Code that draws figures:
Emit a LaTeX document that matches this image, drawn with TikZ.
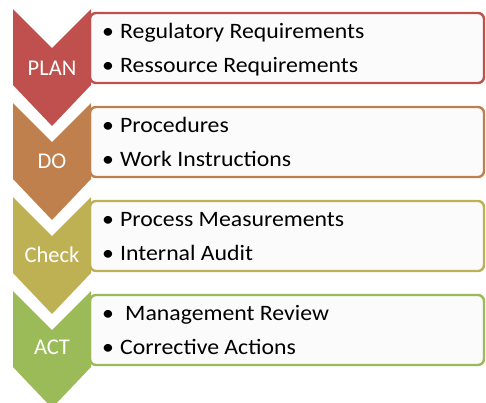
\documentclass[tikz,border=0pt]{standalone}
\usepackage{fontspec}
\setmainfont{Carlito}
\newfontfamily\itemfont[FakeStretch=1.08]{Carlito}
\definecolor{planred}{RGB}{192,80,77}
\definecolor{doorange}{RGB}{192,128,77}
\definecolor{checkolive}{RGB}{190,177,84}
\definecolor{actgreen}{RGB}{155,187,89}
\definecolor{boxfill}{RGB}{251,251,251}
\begin{document}
\begin{tikzpicture}[x=1pt,y=-1pt,
  itembox/.style={draw=#1, fill=boxfill, line width=2.4pt, rounded corners=6pt,
    minimum width=394pt, minimum height=70pt, inner sep=0pt},
  chevron/.pic={\fill[pic actions] (-39,0) -- (0,39) -- (39,0) -- (39,76) -- (0,117) -- (-39,76) -- cycle;},
  phase/.style={text=white, inner sep=0pt, font=\fontsize{22.5}{27}\selectfont},
  item/.style={anchor=base west, inner sep=0pt, font=\itemfont\fontsize{22}{26}\selectfont},
  bulletmark/.style={anchor=base, inner sep=0pt, font=\itemfont\fontsize{22}{26}\selectfont}]
\useasboundingbox (0,0) rectangle (486,402);

% text boxes (left edges tucked under the chevrons)
\node[itembox=planred]    (planbox)  at (287,48)  {};
\node[itembox=doorange]   (dobox)    at (287,142) {};
\node[itembox=checkolive] (checkbox) at (287,236) {};
\node[itembox=actgreen]   (actbox)   at (287,330) {};

% chevrons
\pic[fill=planred]    at (52,9)   {chevron};
\pic[fill=doorange]   at (52,103) {chevron};
\pic[fill=checkolive] at (52,197) {chevron};
\pic[fill=actgreen]   at (52,291) {chevron};

% phase labels
\node[phase] (plan)  at (52,68)  {PLAN};
\node[phase] (do)    at (52,161) {DO};
\node[phase] (check) at (52,255) {Check};
\node[phase] (act)   at (52,347) {ACT};

% bullet items
\node[bulletmark] (b1) at (108,38)  {•};
\node[item] (i1) at (120,38)  {Regulatory Requirements};
\node[bulletmark] (b2) at (108,72)  {•};
\node[item] (i2) at (120,72)  {Ressource Requirements};

\node[bulletmark] (b3) at (108,132) {•};
\node[item] (i3) at (120,132) {Procedures};
\node[bulletmark] (b4) at (108,166) {•};
\node[item] (i4) at (120,166) {Work Instructions};

\node[bulletmark] (b5) at (108,226) {•};
\node[item] (i5) at (120,226) {Process Measurements};
\node[bulletmark] (b6) at (108,260) {•};
\node[item] (i6) at (120,260) {Internal Audit};

\node[bulletmark] (b7) at (108,320) {•};
\node[item] (i7) at (125,320) {Management Review};
\node[bulletmark] (b8) at (108,354) {•};
\node[item] (i8) at (120,354) {Corrective Actions};
\end{tikzpicture}
\end{document}
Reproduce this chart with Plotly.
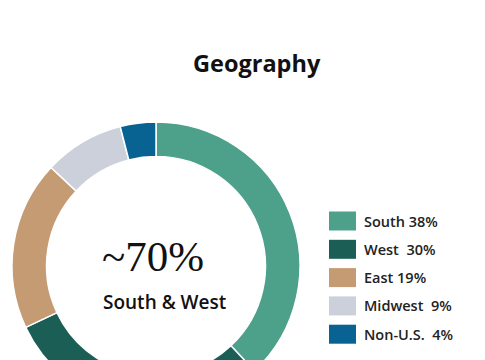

> What to do: Retype everything in the material word for word, minus pictures.

> Solved problem:
Emit a LaTeX document that matches this image, drawn with TikZ.
\documentclass[tikz,border=0pt]{standalone}
\usepackage{fontspec}
\setmainfont{Carlito}
\newfontfamily\itemfont[FakeStretch=1.08]{Carlito}
\definecolor{planred}{RGB}{192,80,77}
\definecolor{doorange}{RGB}{192,128,77}
\definecolor{checkolive}{RGB}{190,177,84}
\definecolor{actgreen}{RGB}{155,187,89}
\definecolor{boxfill}{RGB}{251,251,251}
\begin{document}
\begin{tikzpicture}[x=1pt,y=-1pt,
  itembox/.style={draw=#1, fill=boxfill, line width=2.4pt, rounded corners=6pt,
    minimum width=394pt, minimum height=70pt, inner sep=0pt},
  chevron/.pic={\fill[pic actions] (-39,0) -- (0,39) -- (39,0) -- (39,76) -- (0,117) -- (-39,76) -- cycle;},
  phase/.style={text=white, inner sep=0pt, font=\fontsize{22.5}{27}\selectfont},
  item/.style={anchor=base west, inner sep=0pt, font=\itemfont\fontsize{22}{26}\selectfont},
  bulletmark/.style={anchor=base, inner sep=0pt, font=\itemfont\fontsize{22}{26}\selectfont}]
\useasboundingbox (0,0) rectangle (486,402);

% text boxes (left edges tucked under the chevrons)
\node[itembox=planred]    (planbox)  at (287,48)  {};
\node[itembox=doorange]   (dobox)    at (287,142) {};
\node[itembox=checkolive] (checkbox) at (287,236) {};
\node[itembox=actgreen]   (actbox)   at (287,330) {};

% chevrons
\pic[fill=planred]    at (52,9)   {chevron};
\pic[fill=doorange]   at (52,103) {chevron};
\pic[fill=checkolive] at (52,197) {chevron};
\pic[fill=actgreen]   at (52,291) {chevron};

% phase labels
\node[phase] (plan)  at (52,68)  {PLAN};
\node[phase] (do)    at (52,161) {DO};
\node[phase] (check) at (52,255) {Check};
\node[phase] (act)   at (52,347) {ACT};

% bullet items
\node[bulletmark] (b1) at (108,38)  {•};
\node[item] (i1) at (120,38)  {Regulatory Requirements};
\node[bulletmark] (b2) at (108,72)  {•};
\node[item] (i2) at (120,72)  {Ressource Requirements};

\node[bulletmark] (b3) at (108,132) {•};
\node[item] (i3) at (120,132) {Procedures};
\node[bulletmark] (b4) at (108,166) {•};
\node[item] (i4) at (120,166) {Work Instructions};

\node[bulletmark] (b5) at (108,226) {•};
\node[item] (i5) at (120,226) {Process Measurements};
\node[bulletmark] (b6) at (108,260) {•};
\node[item] (i6) at (120,260) {Internal Audit};

\node[bulletmark] (b7) at (108,320) {•};
\node[item] (i7) at (125,320) {Management Review};
\node[bulletmark] (b8) at (108,354) {•};
\node[item] (i8) at (120,354) {Corrective Actions};
\end{tikzpicture}
\end{document}
Reproduce this chart with Plotly.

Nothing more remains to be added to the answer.